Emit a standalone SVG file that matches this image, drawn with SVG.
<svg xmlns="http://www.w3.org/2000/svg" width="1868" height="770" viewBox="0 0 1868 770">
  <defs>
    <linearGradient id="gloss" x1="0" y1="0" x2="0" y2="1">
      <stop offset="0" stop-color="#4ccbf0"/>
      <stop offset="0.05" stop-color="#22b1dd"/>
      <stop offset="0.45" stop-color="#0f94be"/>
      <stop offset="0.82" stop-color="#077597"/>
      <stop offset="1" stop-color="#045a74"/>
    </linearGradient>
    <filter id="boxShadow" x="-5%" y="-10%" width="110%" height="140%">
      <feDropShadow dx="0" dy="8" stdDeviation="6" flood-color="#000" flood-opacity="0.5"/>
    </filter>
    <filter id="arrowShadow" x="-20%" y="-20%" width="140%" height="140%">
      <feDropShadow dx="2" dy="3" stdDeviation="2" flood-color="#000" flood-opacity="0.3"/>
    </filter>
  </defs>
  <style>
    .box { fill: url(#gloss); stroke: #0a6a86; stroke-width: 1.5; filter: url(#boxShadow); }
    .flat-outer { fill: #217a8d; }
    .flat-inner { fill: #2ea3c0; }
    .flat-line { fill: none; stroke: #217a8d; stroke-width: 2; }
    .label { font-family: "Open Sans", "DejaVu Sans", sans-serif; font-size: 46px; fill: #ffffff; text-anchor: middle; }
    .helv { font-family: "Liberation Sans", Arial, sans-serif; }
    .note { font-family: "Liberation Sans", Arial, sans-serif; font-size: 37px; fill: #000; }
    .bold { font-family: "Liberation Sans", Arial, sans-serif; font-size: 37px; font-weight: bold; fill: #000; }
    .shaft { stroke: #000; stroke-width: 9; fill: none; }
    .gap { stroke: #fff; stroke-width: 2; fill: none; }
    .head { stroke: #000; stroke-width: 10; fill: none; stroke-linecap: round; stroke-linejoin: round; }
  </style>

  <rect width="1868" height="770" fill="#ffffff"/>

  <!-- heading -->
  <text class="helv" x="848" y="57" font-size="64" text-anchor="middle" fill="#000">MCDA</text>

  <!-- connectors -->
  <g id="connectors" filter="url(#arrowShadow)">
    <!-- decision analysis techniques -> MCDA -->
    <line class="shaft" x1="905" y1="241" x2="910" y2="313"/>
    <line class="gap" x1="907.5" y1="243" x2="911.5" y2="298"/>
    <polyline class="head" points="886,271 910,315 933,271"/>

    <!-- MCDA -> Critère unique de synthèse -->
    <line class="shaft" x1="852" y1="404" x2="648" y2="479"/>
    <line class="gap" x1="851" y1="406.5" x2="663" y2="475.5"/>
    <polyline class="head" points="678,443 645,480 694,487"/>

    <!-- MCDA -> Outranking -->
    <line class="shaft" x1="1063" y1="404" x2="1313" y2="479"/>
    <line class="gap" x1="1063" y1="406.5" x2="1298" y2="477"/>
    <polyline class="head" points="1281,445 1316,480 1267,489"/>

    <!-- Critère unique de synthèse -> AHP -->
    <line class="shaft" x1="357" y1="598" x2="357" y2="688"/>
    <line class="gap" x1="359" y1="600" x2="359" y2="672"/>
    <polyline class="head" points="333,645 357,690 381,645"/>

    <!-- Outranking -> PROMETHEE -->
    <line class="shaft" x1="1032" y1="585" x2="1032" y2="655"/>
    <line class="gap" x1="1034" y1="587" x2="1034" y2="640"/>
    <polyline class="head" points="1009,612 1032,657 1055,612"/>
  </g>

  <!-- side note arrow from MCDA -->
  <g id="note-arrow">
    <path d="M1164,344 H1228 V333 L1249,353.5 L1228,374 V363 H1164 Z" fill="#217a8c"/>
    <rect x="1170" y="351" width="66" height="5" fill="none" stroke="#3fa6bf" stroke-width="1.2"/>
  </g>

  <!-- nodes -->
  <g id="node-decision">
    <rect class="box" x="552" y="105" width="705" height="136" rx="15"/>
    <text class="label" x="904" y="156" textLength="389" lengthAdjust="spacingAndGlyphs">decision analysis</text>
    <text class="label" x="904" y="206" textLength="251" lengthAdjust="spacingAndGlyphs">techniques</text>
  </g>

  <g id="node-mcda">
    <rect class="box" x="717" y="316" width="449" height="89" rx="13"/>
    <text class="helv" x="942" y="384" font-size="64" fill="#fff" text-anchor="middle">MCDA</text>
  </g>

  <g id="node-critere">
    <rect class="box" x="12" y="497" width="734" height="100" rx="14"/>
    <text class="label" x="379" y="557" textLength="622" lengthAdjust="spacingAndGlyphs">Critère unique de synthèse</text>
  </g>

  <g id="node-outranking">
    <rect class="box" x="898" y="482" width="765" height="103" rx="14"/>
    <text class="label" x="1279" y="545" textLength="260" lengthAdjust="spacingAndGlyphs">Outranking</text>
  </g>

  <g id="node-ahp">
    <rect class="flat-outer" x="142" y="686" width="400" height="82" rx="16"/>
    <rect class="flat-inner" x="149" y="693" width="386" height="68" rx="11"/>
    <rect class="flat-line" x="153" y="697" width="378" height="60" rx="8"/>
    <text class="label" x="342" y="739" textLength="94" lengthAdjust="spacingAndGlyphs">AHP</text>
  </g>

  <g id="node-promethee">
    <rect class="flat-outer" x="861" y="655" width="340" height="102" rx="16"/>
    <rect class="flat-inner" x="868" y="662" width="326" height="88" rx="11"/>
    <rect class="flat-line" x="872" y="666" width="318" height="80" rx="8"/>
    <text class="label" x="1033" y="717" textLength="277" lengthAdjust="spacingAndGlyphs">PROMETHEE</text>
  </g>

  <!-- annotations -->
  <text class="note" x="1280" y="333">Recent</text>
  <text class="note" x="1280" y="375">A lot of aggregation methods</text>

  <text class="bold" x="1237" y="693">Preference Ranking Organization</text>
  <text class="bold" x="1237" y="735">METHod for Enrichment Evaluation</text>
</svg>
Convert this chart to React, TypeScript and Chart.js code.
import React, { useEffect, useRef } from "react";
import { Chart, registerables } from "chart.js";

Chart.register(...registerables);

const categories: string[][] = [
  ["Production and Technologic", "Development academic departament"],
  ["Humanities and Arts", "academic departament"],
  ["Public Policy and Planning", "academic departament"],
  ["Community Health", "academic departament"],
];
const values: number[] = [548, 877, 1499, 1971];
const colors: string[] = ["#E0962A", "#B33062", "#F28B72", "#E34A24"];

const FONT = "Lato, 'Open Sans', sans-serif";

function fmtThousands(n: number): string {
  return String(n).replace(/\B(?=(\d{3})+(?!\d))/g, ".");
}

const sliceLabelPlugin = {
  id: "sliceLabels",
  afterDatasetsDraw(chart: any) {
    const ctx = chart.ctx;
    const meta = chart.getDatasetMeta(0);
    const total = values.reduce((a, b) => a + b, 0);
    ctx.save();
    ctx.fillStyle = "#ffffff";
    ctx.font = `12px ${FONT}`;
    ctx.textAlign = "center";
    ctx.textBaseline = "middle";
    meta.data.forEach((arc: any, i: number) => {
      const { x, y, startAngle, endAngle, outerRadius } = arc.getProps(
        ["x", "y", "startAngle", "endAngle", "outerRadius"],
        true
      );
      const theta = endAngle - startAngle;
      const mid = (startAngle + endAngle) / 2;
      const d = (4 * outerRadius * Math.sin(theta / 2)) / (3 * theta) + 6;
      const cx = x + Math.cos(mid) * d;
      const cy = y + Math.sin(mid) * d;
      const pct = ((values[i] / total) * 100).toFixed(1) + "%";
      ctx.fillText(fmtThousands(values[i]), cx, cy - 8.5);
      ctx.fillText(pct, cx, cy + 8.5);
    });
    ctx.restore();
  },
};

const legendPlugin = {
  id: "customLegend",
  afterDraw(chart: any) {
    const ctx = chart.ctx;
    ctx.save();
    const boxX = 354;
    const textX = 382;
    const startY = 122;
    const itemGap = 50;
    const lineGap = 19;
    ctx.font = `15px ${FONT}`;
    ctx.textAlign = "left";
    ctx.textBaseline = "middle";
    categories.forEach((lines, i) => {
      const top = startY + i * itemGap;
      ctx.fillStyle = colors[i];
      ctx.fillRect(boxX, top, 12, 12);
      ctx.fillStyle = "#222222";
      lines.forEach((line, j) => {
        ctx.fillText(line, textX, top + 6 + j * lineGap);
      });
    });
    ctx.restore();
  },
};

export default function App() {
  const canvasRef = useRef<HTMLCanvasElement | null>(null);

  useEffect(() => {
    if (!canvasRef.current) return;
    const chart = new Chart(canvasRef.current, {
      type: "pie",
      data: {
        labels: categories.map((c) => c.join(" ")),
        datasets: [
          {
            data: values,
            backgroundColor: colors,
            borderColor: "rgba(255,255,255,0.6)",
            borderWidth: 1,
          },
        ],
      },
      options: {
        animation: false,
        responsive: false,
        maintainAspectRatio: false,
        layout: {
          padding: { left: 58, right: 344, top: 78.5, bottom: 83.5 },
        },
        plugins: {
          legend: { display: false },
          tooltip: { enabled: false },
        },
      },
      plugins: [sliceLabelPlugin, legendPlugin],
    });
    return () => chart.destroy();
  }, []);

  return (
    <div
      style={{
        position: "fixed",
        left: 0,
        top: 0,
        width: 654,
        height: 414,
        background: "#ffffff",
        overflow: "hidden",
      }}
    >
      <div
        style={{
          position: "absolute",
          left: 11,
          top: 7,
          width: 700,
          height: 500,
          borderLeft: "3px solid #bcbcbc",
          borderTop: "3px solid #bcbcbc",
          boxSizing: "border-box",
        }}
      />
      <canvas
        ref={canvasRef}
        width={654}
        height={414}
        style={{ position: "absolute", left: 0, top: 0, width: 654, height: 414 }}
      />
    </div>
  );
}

────

Transcribe, exactly and exclusively, the run of lines that opens with the line bearing "Convert this chart" and closes with the line bearing "Chart.register(...registerables);".

## TASK ANSWER:
Convert this chart to React, TypeScript and Chart.js code.
import React, { useEffect, useRef } from "react";
import { Chart, registerables } from "chart.js";

Chart.register(...registerables);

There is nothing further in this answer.